== Information provided ==
## Start
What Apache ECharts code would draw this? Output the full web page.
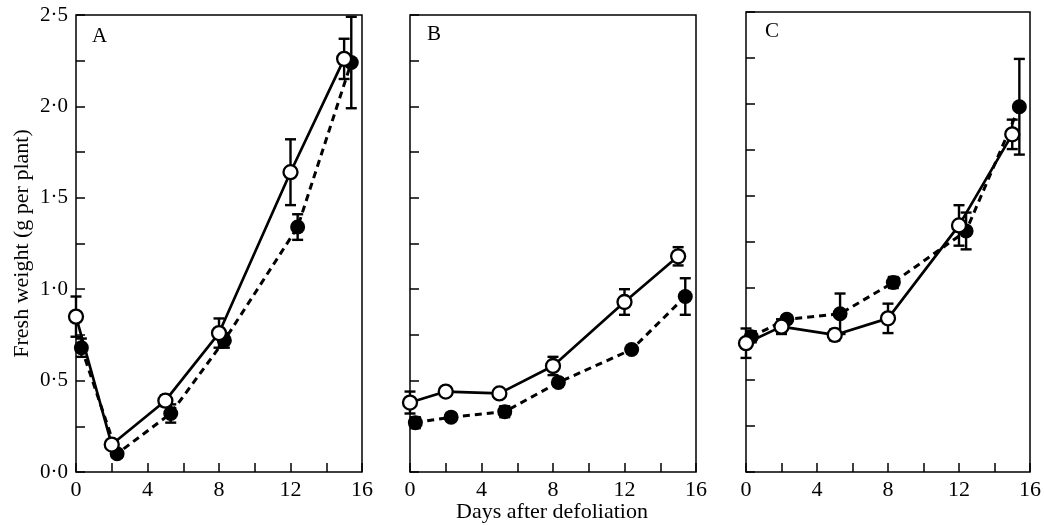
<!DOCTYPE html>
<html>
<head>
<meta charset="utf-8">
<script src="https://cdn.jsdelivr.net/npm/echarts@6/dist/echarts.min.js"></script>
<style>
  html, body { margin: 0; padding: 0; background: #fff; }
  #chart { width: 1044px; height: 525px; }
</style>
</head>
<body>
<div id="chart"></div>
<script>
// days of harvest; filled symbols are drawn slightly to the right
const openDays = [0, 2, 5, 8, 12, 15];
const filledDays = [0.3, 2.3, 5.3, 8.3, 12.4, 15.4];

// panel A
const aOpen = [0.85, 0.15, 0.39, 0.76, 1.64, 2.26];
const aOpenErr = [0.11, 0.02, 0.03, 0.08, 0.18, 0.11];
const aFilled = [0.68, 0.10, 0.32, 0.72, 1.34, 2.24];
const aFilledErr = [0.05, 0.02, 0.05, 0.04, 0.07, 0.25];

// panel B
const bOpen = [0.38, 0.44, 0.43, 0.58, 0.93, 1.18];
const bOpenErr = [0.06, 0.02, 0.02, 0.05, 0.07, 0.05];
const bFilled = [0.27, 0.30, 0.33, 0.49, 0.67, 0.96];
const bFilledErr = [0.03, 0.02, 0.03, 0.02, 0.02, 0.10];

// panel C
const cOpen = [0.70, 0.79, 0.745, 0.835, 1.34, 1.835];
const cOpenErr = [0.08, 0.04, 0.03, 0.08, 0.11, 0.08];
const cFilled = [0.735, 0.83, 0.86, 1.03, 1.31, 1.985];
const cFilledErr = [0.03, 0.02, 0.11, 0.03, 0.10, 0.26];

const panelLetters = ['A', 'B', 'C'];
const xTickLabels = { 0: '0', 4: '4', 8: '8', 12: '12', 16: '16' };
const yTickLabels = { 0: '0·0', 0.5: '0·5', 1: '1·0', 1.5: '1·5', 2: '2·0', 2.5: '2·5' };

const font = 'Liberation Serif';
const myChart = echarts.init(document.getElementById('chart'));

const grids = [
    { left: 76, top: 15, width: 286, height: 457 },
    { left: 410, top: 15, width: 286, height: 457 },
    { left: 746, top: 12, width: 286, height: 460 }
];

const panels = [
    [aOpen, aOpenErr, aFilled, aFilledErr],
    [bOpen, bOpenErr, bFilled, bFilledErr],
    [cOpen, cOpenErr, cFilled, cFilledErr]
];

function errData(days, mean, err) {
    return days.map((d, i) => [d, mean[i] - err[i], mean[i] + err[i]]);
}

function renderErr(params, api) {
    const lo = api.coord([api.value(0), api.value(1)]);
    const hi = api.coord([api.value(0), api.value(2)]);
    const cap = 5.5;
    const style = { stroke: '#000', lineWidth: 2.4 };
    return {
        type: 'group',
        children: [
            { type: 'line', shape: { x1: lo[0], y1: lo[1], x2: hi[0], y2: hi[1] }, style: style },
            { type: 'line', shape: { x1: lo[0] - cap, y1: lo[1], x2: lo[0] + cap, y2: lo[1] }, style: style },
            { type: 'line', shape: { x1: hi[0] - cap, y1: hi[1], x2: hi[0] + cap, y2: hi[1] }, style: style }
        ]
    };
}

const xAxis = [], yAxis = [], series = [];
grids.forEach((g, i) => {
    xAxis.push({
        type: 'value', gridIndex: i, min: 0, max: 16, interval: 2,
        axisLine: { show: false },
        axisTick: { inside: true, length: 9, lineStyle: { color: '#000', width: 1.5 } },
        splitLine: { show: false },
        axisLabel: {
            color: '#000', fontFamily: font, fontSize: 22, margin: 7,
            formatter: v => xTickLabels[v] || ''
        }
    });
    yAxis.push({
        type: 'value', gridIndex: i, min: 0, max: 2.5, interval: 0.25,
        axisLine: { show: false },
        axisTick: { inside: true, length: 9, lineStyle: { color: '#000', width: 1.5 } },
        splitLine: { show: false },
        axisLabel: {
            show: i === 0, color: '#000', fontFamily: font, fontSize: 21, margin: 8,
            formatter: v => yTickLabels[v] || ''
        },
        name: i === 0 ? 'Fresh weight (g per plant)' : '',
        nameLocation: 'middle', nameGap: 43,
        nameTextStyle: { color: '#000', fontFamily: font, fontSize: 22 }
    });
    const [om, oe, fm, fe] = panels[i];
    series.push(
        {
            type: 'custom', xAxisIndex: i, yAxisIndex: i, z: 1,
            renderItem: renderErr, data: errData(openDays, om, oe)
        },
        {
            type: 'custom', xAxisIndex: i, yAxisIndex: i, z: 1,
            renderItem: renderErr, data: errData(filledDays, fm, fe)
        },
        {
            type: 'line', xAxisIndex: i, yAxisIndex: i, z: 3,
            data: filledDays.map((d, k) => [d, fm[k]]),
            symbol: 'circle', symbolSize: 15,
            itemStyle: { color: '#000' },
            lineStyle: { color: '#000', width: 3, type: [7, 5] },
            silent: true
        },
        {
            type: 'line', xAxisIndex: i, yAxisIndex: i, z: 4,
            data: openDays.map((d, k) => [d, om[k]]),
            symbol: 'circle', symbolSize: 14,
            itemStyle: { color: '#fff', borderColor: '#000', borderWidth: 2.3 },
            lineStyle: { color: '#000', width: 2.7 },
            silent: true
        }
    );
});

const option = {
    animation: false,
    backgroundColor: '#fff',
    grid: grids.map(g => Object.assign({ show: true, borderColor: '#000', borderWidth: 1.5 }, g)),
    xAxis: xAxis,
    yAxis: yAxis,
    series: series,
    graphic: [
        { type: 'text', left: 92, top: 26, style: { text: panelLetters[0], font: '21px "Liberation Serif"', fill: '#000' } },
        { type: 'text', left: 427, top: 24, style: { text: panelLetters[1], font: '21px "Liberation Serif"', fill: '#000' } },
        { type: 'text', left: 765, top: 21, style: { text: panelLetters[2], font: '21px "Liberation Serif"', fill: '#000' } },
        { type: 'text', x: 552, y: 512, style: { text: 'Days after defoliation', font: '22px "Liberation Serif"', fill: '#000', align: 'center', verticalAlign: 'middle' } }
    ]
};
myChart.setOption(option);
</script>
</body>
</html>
## End
== Task brief ==
Write out the lines from the start of the material to the line with "const filledDays = [0.3, 2.3, 5.3, 8.3, 12.4, 15.4];", inclusive and exactly. Skip the pictures.

== Final result ==
What Apache ECharts code would draw this? Output the full web page.
<!DOCTYPE html>
<html>
<head>
<meta charset="utf-8">
<script src="https://cdn.jsdelivr.net/npm/echarts@6/dist/echarts.min.js"></script>
<style>
  html, body { margin: 0; padding: 0; background: #fff; }
  #chart { width: 1044px; height: 525px; }
</style>
</head>
<body>
<div id="chart"></div>
<script>
// days of harvest; filled symbols are drawn slightly to the right
const openDays = [0, 2, 5, 8, 12, 15];
const filledDays = [0.3, 2.3, 5.3, 8.3, 12.4, 15.4];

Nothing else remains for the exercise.